2.3 笛卡尔坐标下的二维控制方程

      对水平动量方程与连续方程在水深 $h=\eta+d$ 上做垂向积分，可得到二维浅水方程：

$$ \frac{\partial h}{\partial t}+\frac{\partial (h\overline{u})}{\partial x}+\frac{\partial (h\overline{v})}{\partial y}=hS\tag{2.65} $$

$$ \begin{aligned}\frac{\partial (h\overline{u})}{\partial t}+\frac{\partial (h\overline{u}^{2})}{\partial x}+\frac{\partial (h\overline{vu})}{\partial y}=&f\overline{v}h-gh\frac{\partial\eta}{\partial x}-\frac{h}{\rho_{0}}\frac{\partial p_{a}}{\partial x}-\frac{gh^{2}}{2\rho_{0}}\frac{\partial\rho}{\partial x}+\frac{\tau_{sx}}{\rho_{0}}-\frac{\tau_{bx}}{\rho_{0}}-\frac{1}{\rho_{0}}\Bigg(\frac{\partial s_{xx}}{\partial x}+\frac{\partial s_{xy}}{\partial y}\Bigg)+\frac{\partial}{\partial x}\big(hT_{xx}\big)+\frac{\partial}{\partial y}\big(hT_{xy}\big)+hu_{s}S\end{aligned}\tag{2.66} $$

$$ \begin{aligned}\frac{\partial (h\overline{v})}{\partial t}+\frac{\partial (h\overline{uv})}{\partial x}+\frac{\partial (h\overline{v}^{2})}{\partial y}=&-f\overline{u}h-gh\frac{\partial\eta}{\partial y}-\frac{h}{\rho_{0}}\frac{\partial p_{a}}{\partial y}-\frac{gh^{2}}{2\rho_{0}}\frac{\partial\rho}{\partial y}+\frac{\tau_{sy}}{\rho_{0}}-\frac{\tau_{by}}{\rho_{0}}-\frac{1}{\rho_{0}}\Bigg(\frac{\partial s_{yx}}{\partial x}+\frac{\partial s_{yy}}{\partial y}\Bigg)+\frac{\partial}{\partial x}\big(hT_{xy}\big)+\frac{\partial}{\partial y}\big(hT_{yy}\big)+hv_{s}S\end{aligned}\tag{2.67} $$

      上划线表示水深平均。
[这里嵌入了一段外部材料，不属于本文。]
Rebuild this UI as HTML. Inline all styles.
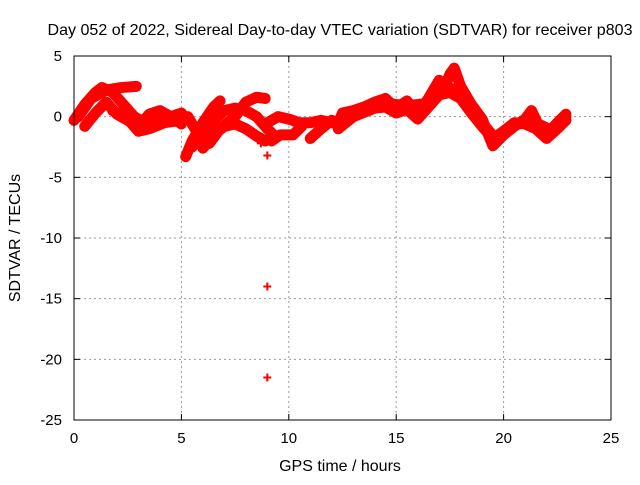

例如，$\overline{u}$ 与 $\overline{v}$ 为水深平均速度：

$$ h\overline{u}=\int_{-d}^{\eta}u\,dz,\quad h\overline{v}=\int_{-d}^{\eta}v\,dz\tag{2.68} $$

      侧向应力 $T_{ij}$ 包含黏性摩擦、湍流摩擦与差异平流等效应。其采用基于水深平均速度梯度的涡黏表达式估算：

$$ T_{xx}=2A\frac{\partial\overline{u}}{\partial x},\quad T_{xy}=A\Bigg(\frac{\partial\overline{u}}{\partial y}+\frac{\partial\overline{v}}{\partial x}\Bigg),\quad T_{yy}=2A\frac{\partial\overline{v}}{\partial y}\tag{2.69} $$

      对盐度与温度输运方程沿水深积分，得到二维输运方程：

$$ \frac{\partial (h\overline{T})}{\partial t}+\frac{\partial (h\overline{u}\,\overline{T})}{\partial x}+\frac{\partial (h\overline{v}\,\overline{T})}{\partial y}=hF_{T}+h\widehat{H}+hT_{s}S\tag{2.70} $$

$$ \frac{\partial (h\overline{s})}{\partial t}+\frac{\partial (h\overline{u}\,\overline{s})}{\partial x}+\frac{\partial (h\overline{v}\,\overline{s})}{\partial y}=hF_{s}+hs_{s}S\tag{2.71} $$

其中：$\overline{T}$ 与 $\overline{s}$ 分别为水深平均温度与盐度。

      对标量输运方程沿水深积分，得到二维输运方程：

$$ \frac{\partial (h\overline{C})}{\partial t}+\frac{\partial (h\overline{u}\,\overline{C})}{\partial x}+\frac{\partial (h\overline{v}\,\overline{C})}{\partial y}=hF_{C}-hk_{p}\overline{C}+hC_{s}S\tag{2.72} $$

其中：$\overline{C}$ 为水深平均标量浓度。